*Entries with chart source code*
-- begin --
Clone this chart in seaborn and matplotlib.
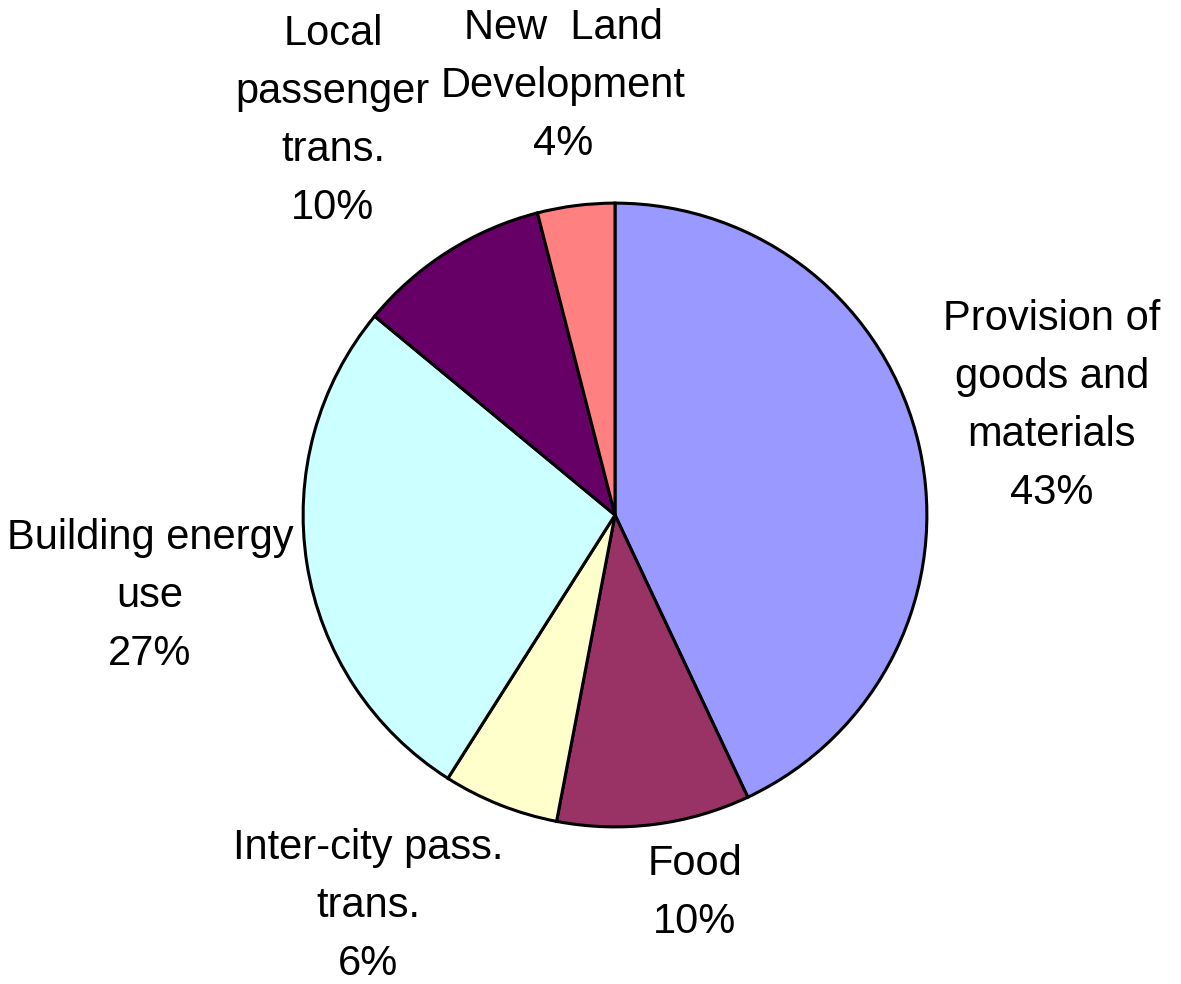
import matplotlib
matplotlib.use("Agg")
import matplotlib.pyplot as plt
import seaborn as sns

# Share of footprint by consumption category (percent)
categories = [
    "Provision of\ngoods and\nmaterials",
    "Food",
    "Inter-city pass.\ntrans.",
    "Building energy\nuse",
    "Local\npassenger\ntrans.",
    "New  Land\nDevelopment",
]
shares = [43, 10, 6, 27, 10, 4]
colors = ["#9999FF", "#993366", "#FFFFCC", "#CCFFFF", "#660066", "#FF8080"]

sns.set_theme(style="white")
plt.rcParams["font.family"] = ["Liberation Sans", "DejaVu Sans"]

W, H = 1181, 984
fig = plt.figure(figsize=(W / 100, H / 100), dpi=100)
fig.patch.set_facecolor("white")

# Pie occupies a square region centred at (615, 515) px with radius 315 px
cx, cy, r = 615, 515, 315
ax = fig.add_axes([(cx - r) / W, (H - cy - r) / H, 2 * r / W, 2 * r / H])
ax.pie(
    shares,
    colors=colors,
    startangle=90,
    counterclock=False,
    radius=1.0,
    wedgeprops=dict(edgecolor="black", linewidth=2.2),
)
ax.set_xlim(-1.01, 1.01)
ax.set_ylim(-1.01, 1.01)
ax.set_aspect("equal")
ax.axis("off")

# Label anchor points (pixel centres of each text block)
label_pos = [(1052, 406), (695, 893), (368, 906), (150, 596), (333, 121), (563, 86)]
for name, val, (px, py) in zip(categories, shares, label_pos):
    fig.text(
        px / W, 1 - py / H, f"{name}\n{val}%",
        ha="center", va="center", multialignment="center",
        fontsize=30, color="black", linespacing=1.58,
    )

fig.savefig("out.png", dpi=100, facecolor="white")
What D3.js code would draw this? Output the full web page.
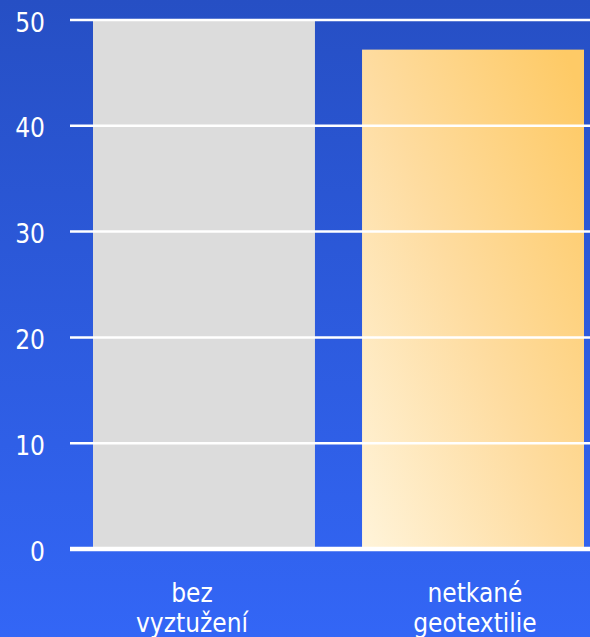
-- end --
-- begin --
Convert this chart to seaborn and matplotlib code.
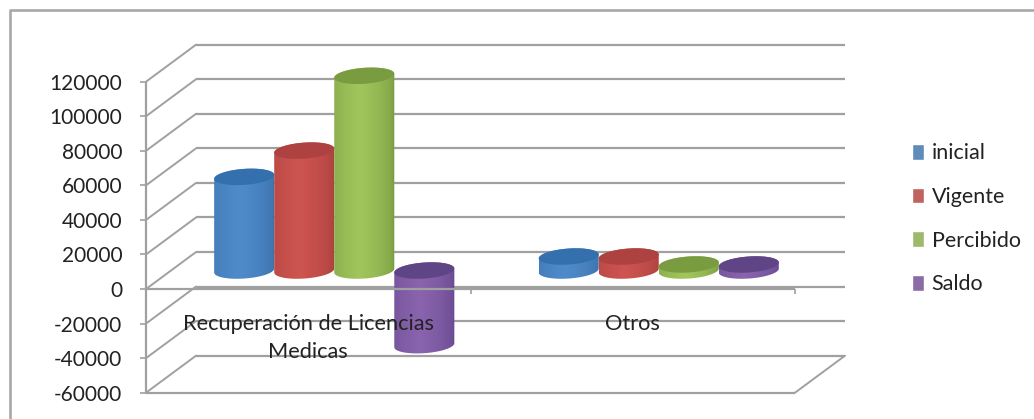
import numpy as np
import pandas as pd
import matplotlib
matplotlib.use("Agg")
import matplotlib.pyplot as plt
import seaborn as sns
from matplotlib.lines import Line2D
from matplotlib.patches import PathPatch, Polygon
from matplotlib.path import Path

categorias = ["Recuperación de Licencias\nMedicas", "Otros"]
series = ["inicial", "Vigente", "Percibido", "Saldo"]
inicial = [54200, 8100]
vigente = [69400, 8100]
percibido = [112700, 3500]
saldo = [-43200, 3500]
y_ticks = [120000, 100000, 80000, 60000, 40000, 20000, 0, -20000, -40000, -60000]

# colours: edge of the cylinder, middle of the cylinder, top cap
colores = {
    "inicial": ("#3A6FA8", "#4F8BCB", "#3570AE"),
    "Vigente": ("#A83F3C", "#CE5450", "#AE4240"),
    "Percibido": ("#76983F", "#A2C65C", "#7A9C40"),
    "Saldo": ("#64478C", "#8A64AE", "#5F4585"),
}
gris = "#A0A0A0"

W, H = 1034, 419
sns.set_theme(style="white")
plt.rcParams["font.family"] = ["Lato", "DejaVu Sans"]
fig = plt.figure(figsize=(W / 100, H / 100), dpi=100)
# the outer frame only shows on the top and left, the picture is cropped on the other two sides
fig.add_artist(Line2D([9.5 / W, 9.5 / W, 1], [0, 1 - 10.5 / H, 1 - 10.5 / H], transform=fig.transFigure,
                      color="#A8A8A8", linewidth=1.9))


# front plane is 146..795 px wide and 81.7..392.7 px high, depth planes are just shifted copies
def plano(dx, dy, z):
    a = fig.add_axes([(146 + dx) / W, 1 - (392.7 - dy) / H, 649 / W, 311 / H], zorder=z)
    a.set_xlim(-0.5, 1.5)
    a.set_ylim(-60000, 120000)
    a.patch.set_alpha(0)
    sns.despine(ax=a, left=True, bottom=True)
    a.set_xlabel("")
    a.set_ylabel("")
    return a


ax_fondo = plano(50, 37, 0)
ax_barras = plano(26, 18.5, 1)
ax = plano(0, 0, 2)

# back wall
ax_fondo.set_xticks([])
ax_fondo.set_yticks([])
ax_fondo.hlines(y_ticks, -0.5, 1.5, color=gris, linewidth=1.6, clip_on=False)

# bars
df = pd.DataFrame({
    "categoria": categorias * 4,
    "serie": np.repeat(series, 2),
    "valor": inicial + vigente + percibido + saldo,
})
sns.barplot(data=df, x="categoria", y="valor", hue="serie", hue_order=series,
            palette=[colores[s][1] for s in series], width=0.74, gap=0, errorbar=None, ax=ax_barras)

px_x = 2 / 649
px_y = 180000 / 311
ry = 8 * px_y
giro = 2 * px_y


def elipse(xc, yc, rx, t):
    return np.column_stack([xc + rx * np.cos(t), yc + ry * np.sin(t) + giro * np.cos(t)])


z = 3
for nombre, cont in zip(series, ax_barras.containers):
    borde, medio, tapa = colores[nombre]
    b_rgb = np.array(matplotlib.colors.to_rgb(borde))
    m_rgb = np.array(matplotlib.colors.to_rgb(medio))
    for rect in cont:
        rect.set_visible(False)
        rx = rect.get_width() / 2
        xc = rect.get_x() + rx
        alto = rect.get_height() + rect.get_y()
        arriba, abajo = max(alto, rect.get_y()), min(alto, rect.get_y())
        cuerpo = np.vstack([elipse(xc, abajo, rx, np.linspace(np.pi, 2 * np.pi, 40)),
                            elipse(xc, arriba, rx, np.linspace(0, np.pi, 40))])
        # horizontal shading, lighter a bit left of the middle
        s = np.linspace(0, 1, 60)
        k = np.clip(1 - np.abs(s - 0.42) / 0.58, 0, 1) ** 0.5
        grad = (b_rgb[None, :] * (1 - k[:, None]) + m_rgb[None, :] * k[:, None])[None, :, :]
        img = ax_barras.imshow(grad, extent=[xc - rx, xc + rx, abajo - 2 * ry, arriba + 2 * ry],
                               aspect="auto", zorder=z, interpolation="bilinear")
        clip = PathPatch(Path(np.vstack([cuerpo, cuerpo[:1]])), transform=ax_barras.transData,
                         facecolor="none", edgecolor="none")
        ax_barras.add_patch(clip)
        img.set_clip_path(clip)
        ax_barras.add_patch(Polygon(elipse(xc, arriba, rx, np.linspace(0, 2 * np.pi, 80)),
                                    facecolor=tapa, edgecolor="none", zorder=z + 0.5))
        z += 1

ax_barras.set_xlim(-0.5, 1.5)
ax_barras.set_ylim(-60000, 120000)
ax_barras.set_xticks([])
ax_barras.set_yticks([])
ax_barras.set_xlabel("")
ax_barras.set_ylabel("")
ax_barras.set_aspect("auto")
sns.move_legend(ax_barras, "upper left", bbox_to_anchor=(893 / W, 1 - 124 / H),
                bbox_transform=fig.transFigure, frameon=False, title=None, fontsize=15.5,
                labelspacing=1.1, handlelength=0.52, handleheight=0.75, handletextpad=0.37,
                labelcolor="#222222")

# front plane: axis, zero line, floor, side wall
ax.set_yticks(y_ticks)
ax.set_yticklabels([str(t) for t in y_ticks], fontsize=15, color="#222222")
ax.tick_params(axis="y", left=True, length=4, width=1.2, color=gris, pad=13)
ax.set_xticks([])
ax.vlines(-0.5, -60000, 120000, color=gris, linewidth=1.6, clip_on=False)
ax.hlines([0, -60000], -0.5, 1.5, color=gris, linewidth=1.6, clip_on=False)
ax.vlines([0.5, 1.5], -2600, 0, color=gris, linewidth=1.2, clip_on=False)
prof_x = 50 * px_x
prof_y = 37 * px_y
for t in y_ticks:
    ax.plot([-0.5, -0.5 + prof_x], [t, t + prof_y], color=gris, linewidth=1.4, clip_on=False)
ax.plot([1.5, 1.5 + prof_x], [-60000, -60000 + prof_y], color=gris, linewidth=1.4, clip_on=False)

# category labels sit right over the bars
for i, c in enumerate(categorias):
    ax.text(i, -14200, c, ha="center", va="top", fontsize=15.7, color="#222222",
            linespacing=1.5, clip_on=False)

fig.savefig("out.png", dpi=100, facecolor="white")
-- end --
-- begin --
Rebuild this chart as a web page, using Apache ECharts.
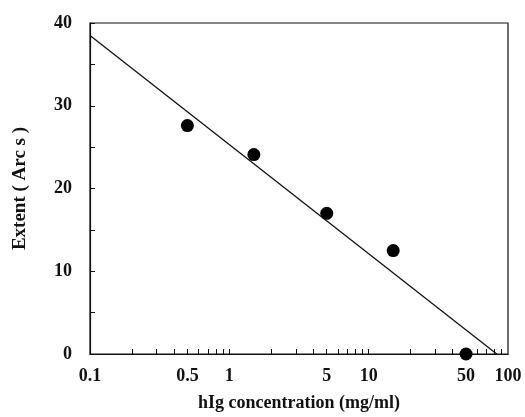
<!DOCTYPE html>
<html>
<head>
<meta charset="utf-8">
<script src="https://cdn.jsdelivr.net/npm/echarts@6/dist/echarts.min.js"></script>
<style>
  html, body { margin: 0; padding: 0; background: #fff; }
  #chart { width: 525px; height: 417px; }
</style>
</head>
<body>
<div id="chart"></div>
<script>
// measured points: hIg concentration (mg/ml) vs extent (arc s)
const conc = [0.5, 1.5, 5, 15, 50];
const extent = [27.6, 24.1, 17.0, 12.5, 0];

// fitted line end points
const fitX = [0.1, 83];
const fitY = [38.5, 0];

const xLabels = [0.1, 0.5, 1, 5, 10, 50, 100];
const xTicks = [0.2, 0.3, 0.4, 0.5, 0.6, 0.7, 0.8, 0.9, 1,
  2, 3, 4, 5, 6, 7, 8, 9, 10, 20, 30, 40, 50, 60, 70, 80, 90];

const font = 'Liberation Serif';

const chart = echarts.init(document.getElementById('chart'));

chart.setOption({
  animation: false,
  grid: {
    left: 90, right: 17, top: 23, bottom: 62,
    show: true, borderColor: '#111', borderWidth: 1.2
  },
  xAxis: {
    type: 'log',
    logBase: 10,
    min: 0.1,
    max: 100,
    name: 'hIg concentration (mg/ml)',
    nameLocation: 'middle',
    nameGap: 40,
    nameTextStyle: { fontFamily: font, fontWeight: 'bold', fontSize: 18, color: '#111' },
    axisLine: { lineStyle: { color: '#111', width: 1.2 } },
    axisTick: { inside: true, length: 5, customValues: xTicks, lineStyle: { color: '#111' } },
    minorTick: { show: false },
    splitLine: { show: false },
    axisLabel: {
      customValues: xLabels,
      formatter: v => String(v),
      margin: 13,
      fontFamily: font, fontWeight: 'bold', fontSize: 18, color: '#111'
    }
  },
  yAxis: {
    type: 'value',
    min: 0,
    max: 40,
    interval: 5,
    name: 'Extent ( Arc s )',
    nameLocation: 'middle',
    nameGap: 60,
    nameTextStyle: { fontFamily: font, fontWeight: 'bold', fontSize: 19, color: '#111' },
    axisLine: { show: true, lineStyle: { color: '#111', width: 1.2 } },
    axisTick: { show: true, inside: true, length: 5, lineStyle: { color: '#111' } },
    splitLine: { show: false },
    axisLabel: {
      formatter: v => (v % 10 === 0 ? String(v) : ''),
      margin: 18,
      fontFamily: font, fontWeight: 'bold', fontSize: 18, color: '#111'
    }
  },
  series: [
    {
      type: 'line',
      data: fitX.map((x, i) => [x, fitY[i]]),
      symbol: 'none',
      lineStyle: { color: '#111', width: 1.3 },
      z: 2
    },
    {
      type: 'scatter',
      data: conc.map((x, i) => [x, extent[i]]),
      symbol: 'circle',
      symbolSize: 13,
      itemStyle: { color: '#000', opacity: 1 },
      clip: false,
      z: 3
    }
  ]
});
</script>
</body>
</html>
-- end --
Above are the records; copy every line in them that holds the word "this".

Clone this chart in seaborn and matplotlib.
What D3.js code would draw this? Output the full web page.
Convert this chart to seaborn and matplotlib code.
Rebuild this chart as a web page, using Apache ECharts.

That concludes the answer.